— Problem details —
Write out the whole of the material exactly.

-- Start of Data segment --

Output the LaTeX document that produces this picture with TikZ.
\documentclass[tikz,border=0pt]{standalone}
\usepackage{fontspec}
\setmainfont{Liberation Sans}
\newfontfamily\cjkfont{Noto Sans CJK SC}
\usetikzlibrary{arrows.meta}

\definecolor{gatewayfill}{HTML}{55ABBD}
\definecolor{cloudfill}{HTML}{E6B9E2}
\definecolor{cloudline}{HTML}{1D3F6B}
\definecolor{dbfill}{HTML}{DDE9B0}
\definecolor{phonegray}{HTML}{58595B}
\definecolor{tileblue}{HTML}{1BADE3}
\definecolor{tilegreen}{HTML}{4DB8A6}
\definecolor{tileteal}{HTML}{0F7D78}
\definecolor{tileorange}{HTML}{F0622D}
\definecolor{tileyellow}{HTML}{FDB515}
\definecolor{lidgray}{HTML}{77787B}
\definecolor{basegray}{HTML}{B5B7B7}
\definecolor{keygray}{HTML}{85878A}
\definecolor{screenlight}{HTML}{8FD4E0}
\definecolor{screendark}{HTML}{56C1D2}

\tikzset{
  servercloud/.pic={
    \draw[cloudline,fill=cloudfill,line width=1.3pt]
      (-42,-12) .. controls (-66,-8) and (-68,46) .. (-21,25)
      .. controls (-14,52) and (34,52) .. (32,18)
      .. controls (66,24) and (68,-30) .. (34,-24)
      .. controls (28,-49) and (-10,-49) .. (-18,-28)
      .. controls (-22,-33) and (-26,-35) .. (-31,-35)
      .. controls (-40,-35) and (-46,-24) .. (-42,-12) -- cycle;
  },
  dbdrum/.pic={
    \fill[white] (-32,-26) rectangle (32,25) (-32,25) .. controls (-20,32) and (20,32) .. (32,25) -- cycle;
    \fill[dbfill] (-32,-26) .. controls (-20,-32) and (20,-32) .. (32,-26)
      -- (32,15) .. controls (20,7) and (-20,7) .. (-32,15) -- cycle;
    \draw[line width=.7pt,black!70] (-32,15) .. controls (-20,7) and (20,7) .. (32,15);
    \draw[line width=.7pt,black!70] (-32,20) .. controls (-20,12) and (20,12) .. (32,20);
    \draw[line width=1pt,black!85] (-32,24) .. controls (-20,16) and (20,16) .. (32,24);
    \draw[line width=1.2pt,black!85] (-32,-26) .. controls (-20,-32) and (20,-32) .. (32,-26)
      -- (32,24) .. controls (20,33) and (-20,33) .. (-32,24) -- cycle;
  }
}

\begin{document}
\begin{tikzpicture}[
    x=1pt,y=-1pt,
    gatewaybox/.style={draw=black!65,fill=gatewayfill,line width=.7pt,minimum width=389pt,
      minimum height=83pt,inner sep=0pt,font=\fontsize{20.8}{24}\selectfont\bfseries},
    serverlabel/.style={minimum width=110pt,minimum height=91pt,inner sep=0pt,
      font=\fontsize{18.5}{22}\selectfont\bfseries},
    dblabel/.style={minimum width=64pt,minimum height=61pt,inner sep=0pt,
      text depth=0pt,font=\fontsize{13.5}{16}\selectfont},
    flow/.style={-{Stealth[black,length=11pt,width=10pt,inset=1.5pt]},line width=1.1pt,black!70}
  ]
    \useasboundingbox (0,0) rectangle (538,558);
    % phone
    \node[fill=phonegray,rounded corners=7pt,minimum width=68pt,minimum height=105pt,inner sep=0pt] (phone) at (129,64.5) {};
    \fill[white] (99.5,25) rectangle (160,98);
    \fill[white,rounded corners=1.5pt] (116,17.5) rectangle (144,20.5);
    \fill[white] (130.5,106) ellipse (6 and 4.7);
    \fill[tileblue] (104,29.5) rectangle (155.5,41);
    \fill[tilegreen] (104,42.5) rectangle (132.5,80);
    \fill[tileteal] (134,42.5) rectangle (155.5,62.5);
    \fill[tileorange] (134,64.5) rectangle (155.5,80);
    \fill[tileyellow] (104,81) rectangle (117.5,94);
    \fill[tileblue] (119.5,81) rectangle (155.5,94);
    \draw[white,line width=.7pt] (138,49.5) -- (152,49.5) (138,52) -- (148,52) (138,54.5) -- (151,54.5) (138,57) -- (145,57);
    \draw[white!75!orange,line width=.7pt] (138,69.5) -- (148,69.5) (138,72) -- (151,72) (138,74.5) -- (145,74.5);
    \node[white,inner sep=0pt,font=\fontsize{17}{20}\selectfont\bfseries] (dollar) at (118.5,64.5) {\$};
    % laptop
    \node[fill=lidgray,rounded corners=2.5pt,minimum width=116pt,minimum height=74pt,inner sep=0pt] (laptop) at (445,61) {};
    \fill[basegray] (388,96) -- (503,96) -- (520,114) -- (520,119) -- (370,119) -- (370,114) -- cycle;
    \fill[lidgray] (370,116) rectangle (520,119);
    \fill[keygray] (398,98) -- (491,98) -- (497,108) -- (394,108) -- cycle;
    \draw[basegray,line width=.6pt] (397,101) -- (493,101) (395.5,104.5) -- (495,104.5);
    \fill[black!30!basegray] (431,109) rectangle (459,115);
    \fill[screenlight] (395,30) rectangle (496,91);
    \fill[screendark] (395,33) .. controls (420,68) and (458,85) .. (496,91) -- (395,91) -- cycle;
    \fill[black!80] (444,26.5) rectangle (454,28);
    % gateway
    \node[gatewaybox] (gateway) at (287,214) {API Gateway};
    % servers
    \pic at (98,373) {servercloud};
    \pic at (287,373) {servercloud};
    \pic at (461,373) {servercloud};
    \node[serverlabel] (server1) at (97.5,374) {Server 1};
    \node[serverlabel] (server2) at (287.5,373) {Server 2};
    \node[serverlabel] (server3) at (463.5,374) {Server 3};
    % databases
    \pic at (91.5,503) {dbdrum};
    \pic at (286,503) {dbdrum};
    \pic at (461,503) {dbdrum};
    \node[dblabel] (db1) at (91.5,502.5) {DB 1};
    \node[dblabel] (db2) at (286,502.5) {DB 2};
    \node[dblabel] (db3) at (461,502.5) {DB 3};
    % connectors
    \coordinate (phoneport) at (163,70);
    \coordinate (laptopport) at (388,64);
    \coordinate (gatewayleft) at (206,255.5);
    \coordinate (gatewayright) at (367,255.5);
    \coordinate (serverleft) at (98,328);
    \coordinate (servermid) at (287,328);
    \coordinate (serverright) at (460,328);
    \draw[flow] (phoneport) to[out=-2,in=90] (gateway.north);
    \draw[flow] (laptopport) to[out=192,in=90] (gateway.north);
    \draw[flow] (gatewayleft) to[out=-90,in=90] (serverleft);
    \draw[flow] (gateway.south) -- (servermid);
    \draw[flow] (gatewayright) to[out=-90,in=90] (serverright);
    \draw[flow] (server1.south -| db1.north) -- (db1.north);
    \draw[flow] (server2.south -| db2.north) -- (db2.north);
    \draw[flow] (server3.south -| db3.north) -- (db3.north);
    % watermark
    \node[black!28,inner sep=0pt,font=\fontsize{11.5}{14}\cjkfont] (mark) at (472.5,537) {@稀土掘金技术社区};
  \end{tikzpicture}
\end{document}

-- End of Data segment --

— Response —
Output the LaTeX document that produces this picture with TikZ.
\documentclass[tikz,border=0pt]{standalone}
\usepackage{fontspec}
\setmainfont{Liberation Sans}
\newfontfamily\cjkfont{Noto Sans CJK SC}
\usetikzlibrary{arrows.meta}

\definecolor{gatewayfill}{HTML}{55ABBD}
\definecolor{cloudfill}{HTML}{E6B9E2}
\definecolor{cloudline}{HTML}{1D3F6B}
\definecolor{dbfill}{HTML}{DDE9B0}
\definecolor{phonegray}{HTML}{58595B}
\definecolor{tileblue}{HTML}{1BADE3}
\definecolor{tilegreen}{HTML}{4DB8A6}
\definecolor{tileteal}{HTML}{0F7D78}
\definecolor{tileorange}{HTML}{F0622D}
\definecolor{tileyellow}{HTML}{FDB515}
\definecolor{lidgray}{HTML}{77787B}
\definecolor{basegray}{HTML}{B5B7B7}
\definecolor{keygray}{HTML}{85878A}
\definecolor{screenlight}{HTML}{8FD4E0}
\definecolor{screendark}{HTML}{56C1D2}

\tikzset{
  servercloud/.pic={
    \draw[cloudline,fill=cloudfill,line width=1.3pt]
      (-42,-12) .. controls (-66,-8) and (-68,46) .. (-21,25)
      .. controls (-14,52) and (34,52) .. (32,18)
      .. controls (66,24) and (68,-30) .. (34,-24)
      .. controls (28,-49) and (-10,-49) .. (-18,-28)
      .. controls (-22,-33) and (-26,-35) .. (-31,-35)
      .. controls (-40,-35) and (-46,-24) .. (-42,-12) -- cycle;
  },
  dbdrum/.pic={
    \fill[white] (-32,-26) rectangle (32,25) (-32,25) .. controls (-20,32) and (20,32) .. (32,25) -- cycle;
    \fill[dbfill] (-32,-26) .. controls (-20,-32) and (20,-32) .. (32,-26)
      -- (32,15) .. controls (20,7) and (-20,7) .. (-32,15) -- cycle;
    \draw[line width=.7pt,black!70] (-32,15) .. controls (-20,7) and (20,7) .. (32,15);
    \draw[line width=.7pt,black!70] (-32,20) .. controls (-20,12) and (20,12) .. (32,20);
    \draw[line width=1pt,black!85] (-32,24) .. controls (-20,16) and (20,16) .. (32,24);
    \draw[line width=1.2pt,black!85] (-32,-26) .. controls (-20,-32) and (20,-32) .. (32,-26)
      -- (32,24) .. controls (20,33) and (-20,33) .. (-32,24) -- cycle;
  }
}

\begin{document}
\begin{tikzpicture}[
    x=1pt,y=-1pt,
    gatewaybox/.style={draw=black!65,fill=gatewayfill,line width=.7pt,minimum width=389pt,
      minimum height=83pt,inner sep=0pt,font=\fontsize{20.8}{24}\selectfont\bfseries},
    serverlabel/.style={minimum width=110pt,minimum height=91pt,inner sep=0pt,
      font=\fontsize{18.5}{22}\selectfont\bfseries},
    dblabel/.style={minimum width=64pt,minimum height=61pt,inner sep=0pt,
      text depth=0pt,font=\fontsize{13.5}{16}\selectfont},
    flow/.style={-{Stealth[black,length=11pt,width=10pt,inset=1.5pt]},line width=1.1pt,black!70}
  ]
    \useasboundingbox (0,0) rectangle (538,558);
    % phone
    \node[fill=phonegray,rounded corners=7pt,minimum width=68pt,minimum height=105pt,inner sep=0pt] (phone) at (129,64.5) {};
    \fill[white] (99.5,25) rectangle (160,98);
    \fill[white,rounded corners=1.5pt] (116,17.5) rectangle (144,20.5);
    \fill[white] (130.5,106) ellipse (6 and 4.7);
    \fill[tileblue] (104,29.5) rectangle (155.5,41);
    \fill[tilegreen] (104,42.5) rectangle (132.5,80);
    \fill[tileteal] (134,42.5) rectangle (155.5,62.5);
    \fill[tileorange] (134,64.5) rectangle (155.5,80);
    \fill[tileyellow] (104,81) rectangle (117.5,94);
    \fill[tileblue] (119.5,81) rectangle (155.5,94);
    \draw[white,line width=.7pt] (138,49.5) -- (152,49.5) (138,52) -- (148,52) (138,54.5) -- (151,54.5) (138,57) -- (145,57);
    \draw[white!75!orange,line width=.7pt] (138,69.5) -- (148,69.5) (138,72) -- (151,72) (138,74.5) -- (145,74.5);
    \node[white,inner sep=0pt,font=\fontsize{17}{20}\selectfont\bfseries] (dollar) at (118.5,64.5) {\$};
    % laptop
    \node[fill=lidgray,rounded corners=2.5pt,minimum width=116pt,minimum height=74pt,inner sep=0pt] (laptop) at (445,61) {};
    \fill[basegray] (388,96) -- (503,96) -- (520,114) -- (520,119) -- (370,119) -- (370,114) -- cycle;
    \fill[lidgray] (370,116) rectangle (520,119);
    \fill[keygray] (398,98) -- (491,98) -- (497,108) -- (394,108) -- cycle;
    \draw[basegray,line width=.6pt] (397,101) -- (493,101) (395.5,104.5) -- (495,104.5);
    \fill[black!30!basegray] (431,109) rectangle (459,115);
    \fill[screenlight] (395,30) rectangle (496,91);
    \fill[screendark] (395,33) .. controls (420,68) and (458,85) .. (496,91) -- (395,91) -- cycle;
    \fill[black!80] (444,26.5) rectangle (454,28);
    % gateway
    \node[gatewaybox] (gateway) at (287,214) {API Gateway};
    % servers
    \pic at (98,373) {servercloud};
    \pic at (287,373) {servercloud};
    \pic at (461,373) {servercloud};
    \node[serverlabel] (server1) at (97.5,374) {Server 1};
    \node[serverlabel] (server2) at (287.5,373) {Server 2};
    \node[serverlabel] (server3) at (463.5,374) {Server 3};
    % databases
    \pic at (91.5,503) {dbdrum};
    \pic at (286,503) {dbdrum};
    \pic at (461,503) {dbdrum};
    \node[dblabel] (db1) at (91.5,502.5) {DB 1};
    \node[dblabel] (db2) at (286,502.5) {DB 2};
    \node[dblabel] (db3) at (461,502.5) {DB 3};
    % connectors
    \coordinate (phoneport) at (163,70);
    \coordinate (laptopport) at (388,64);
    \coordinate (gatewayleft) at (206,255.5);
    \coordinate (gatewayright) at (367,255.5);
    \coordinate (serverleft) at (98,328);
    \coordinate (servermid) at (287,328);
    \coordinate (serverright) at (460,328);
    \draw[flow] (phoneport) to[out=-2,in=90] (gateway.north);
    \draw[flow] (laptopport) to[out=192,in=90] (gateway.north);
    \draw[flow] (gatewayleft) to[out=-90,in=90] (serverleft);
    \draw[flow] (gateway.south) -- (servermid);
    \draw[flow] (gatewayright) to[out=-90,in=90] (serverright);
    \draw[flow] (server1.south -| db1.north) -- (db1.north);
    \draw[flow] (server2.south -| db2.north) -- (db2.north);
    \draw[flow] (server3.south -| db3.north) -- (db3.north);
    % watermark
    \node[black!28,inner sep=0pt,font=\fontsize{11.5}{14}\cjkfont] (mark) at (472.5,537) {@稀土掘金技术社区};
  \end{tikzpicture}
\end{document}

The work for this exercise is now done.